Added: For the second part, you can use the technique as
$$ \sum_{i=0}^{n}(-1)^i{ n \choose i}x^{i+1}=x(1-x)^n. $$
Now, integrating both sides w.r.t. $x$ from $0$ to $1$ gives
$$ \sum_{i=0}^{n}(-1)^i{ n \choose i}\frac{1}{i+2} = \int_{0}^{1}x(1-x)^n\, dx =\frac{1}{(n+1)(n+2)}. $$
The above integral can be evaluated using integration by with parts with $u=x$.
Note:
$$ (x+y)^n = \sum_{k=0}^n {n \choose k}x^{n-k}y^k = \sum_{k=0}^n {n \choose k}x^{k}y^{n-k}. $$
For the first part let $k=n-i$:
$$\sum_{i=0}^n(-1)^i\binom{n}iy(i)=\sum_{i=0}^n(-1)^i\binom{n}{n-i}y(i)=\sum_{k=0}^n(-1)^{n-k}\binom{n}ky(-k)\;.$$
Now note that $(-1)^{n-k}=(-1)^{n+k}$, and you have
$$\sum_{i=0}^n(-1)^i\binom{n}iy(i)=(-1)^n\sum_{k=0}^n(-1)^k\binom{n}ky(0+n-k)=(-1)^n\Delta^ny(0)\;.$$
Improved version: For the second part, note that
$$\Delta^n\left(\frac1{x+1}\right)=\Delta^nx^{\underline{-1}}=(-1)^nn!x^{\underline{-(n+1)}}=\frac{(-1)^nn!}{(x+1)^{\overline{n+1}}}\;.$$
Substitute $x=1$ to see that
$$\Delta^ny(0)=\frac{(-1)^nn!}{2^{\overline{n+1}}}=\frac{(-1)^nn!}{(n+2)!}=\frac{(-1)^n}{(n+1)(n+2)}\;.$$
Original version: I expect that there’s an easier way to do the second part, but I’m too tired right now to look for it; here’s a way that works.
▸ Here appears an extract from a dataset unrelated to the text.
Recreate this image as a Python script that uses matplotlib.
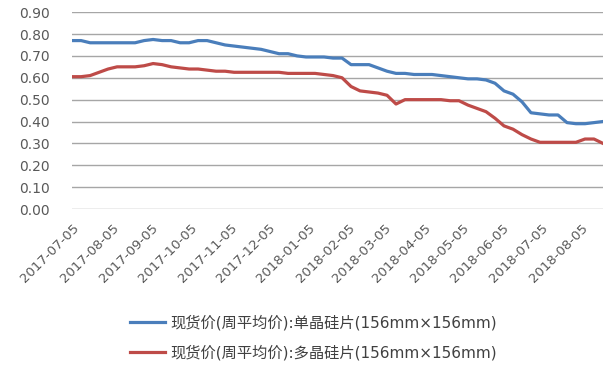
import numpy as np
import pandas as pd
import matplotlib
matplotlib.use("Agg")
import matplotlib.pyplot as plt
import matplotlib.dates as mdates

plt.rcParams["font.family"] = ["DejaVu Sans", "Noto Sans CJK SC"]

# Weekly spot prices (USD/piece), Wednesdays 2017-07-05 .. 2018-08-22
dates = pd.date_range("2017-07-05", periods=60, freq="7D")

mono = [
    0.77, 0.77, 0.76, 0.76, 0.76, 0.76, 0.76, 0.76, 0.77, 0.775,
    0.77, 0.77, 0.76, 0.76, 0.77, 0.77, 0.76, 0.75, 0.745, 0.74,
    0.735, 0.73, 0.72, 0.71, 0.71, 0.70, 0.695, 0.695, 0.695, 0.69,
    0.69, 0.66, 0.66, 0.66, 0.645, 0.63, 0.62, 0.62, 0.615, 0.615,
    0.615, 0.61, 0.605, 0.60, 0.595, 0.595, 0.59, 0.575, 0.54, 0.525,
    0.49, 0.44, 0.435, 0.43, 0.43, 0.395, 0.39, 0.39, 0.395, 0.40,
]

multi = [
    0.605, 0.605, 0.61, 0.625, 0.64, 0.65, 0.65, 0.65, 0.655, 0.665,
    0.66, 0.65, 0.645, 0.64, 0.64, 0.635, 0.63, 0.63, 0.625, 0.625,
    0.625, 0.625, 0.625, 0.625, 0.62, 0.62, 0.62, 0.62, 0.615, 0.61,
    0.60, 0.56, 0.54, 0.535, 0.53, 0.52, 0.48, 0.50, 0.50, 0.50,
    0.50, 0.50, 0.495, 0.495, 0.475, 0.46, 0.445, 0.415, 0.38, 0.365,
    0.34, 0.32, 0.305, 0.305, 0.305, 0.305, 0.305, 0.32, 0.32, 0.30,
]

labels = [
    "现货价(周平均价):单晶硅片(156mm×156mm)",
    "现货价(周平均价):多晶硅片(156mm×156mm)",
]

tick_dates = pd.to_datetime([
    "2017-07-05", "2017-08-05", "2017-09-05", "2017-10-05", "2017-11-05",
    "2017-12-05", "2018-01-05", "2018-02-05", "2018-03-05", "2018-04-05",
    "2018-05-05", "2018-06-05", "2018-07-05", "2018-08-05",
])

fig = plt.figure(figsize=(6.06, 3.68), dpi=100, facecolor="white")
ax = fig.add_axes([0.119, 0.432, 0.876, 0.535])

ax.plot(dates, mono, color="#4A7EBB", linewidth=2.3, label=labels[0],
        solid_joinstyle="round", zorder=3)
ax.plot(dates, multi, color="#BE4B48", linewidth=2.3, label=labels[1],
        solid_joinstyle="round", zorder=3)

ax.set_xlim(dates[0], dates[-1])
ax.set_ylim(0, 0.9)
ax.set_yticks(np.arange(0, 0.91, 0.1))
ax.yaxis.set_major_formatter(plt.FuncFormatter(lambda v, p: f"{v:.2f}"))

ax.set_xticks(tick_dates)
ax.xaxis.set_major_formatter(mdates.DateFormatter("%Y-%m-%d"))
for lbl in ax.get_xticklabels():
    lbl.set_rotation(45)
    lbl.set_ha("right")
    lbl.set_rotation_mode("anchor")

ax.tick_params(axis="both", length=0, colors="#595959")
ax.tick_params(axis="x", pad=9, labelsize=9.5)
ax.tick_params(axis="y", pad=16, labelsize=10)

ax.grid(axis="y", color="#A6A6A6", linewidth=1.0, zorder=0)
for s in ax.spines.values():
    s.set_visible(False)

fig.legend(
    loc="center",
    bbox_to_anchor=(0.517, 0.083),
    ncol=1,
    frameon=False,
    fontsize=11,
    handlelength=2.3,
    handletextpad=0.3,
    labelspacing=0.95,
    labelcolor="#404040",
)

fig.savefig("out.png", dpi=100)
A little computation suggests the conjecture that
$$(-1)^n\Delta^ny(0)=\frac1{(n+1)(n+2)}\;.$$
Now
$$\begin{align*} (-1)^n\Delta^ny(0)&=\sum_{k=0}^n\frac{(-1)^k}{k+2}\binom{n}k\\\\ &=\sum_{k=0}^n\frac{(-1)^k(k+1)}{(n+1)(n+2)}\binom{n+2}{k+2}\\\\ &=\frac1{(n+1)(n+2)}\sum_{k=0}^n(-1)^k(k+1)\binom{n+2}{k+2}\;, \end{align*}$$
so the conjecture is proved if we can show that
$$\sum_{k=0}^n(-1)^k(k+1)\binom{n+2}{k+2}=1\;.\tag{1}$$
Now
$$\begin{align*} \sum_{k=0}^n(-1)^k(k+1)\binom{n+2}{k+2}&=\sum_{k=0}^n(-1)^k\Big((k+2)-1\Big)\binom{n+2}{k+2}\\\\ &=\sum_{k=0}^n(-1)^k(k+2)\binom{n+2}{k+2}-\sum_{k=0}^n(-1)^k\binom{n+2}{k+2}\\\\ &=(n+2)\sum_{k=0}^n(-1)^k\binom{n+1}{k+1}-\sum_{k=2}^{n+2}(-1)^k\binom{n+2}k\;, \end{align*}$$
by the distributive law.
and you can evaluate each of the summations in $(1)$ by using the fact that
$$\sum_{k=0}^m(-1)^k\binom{m}k=0$$
for $m>0$; if you do it correctly, you’ll establish $(1)$.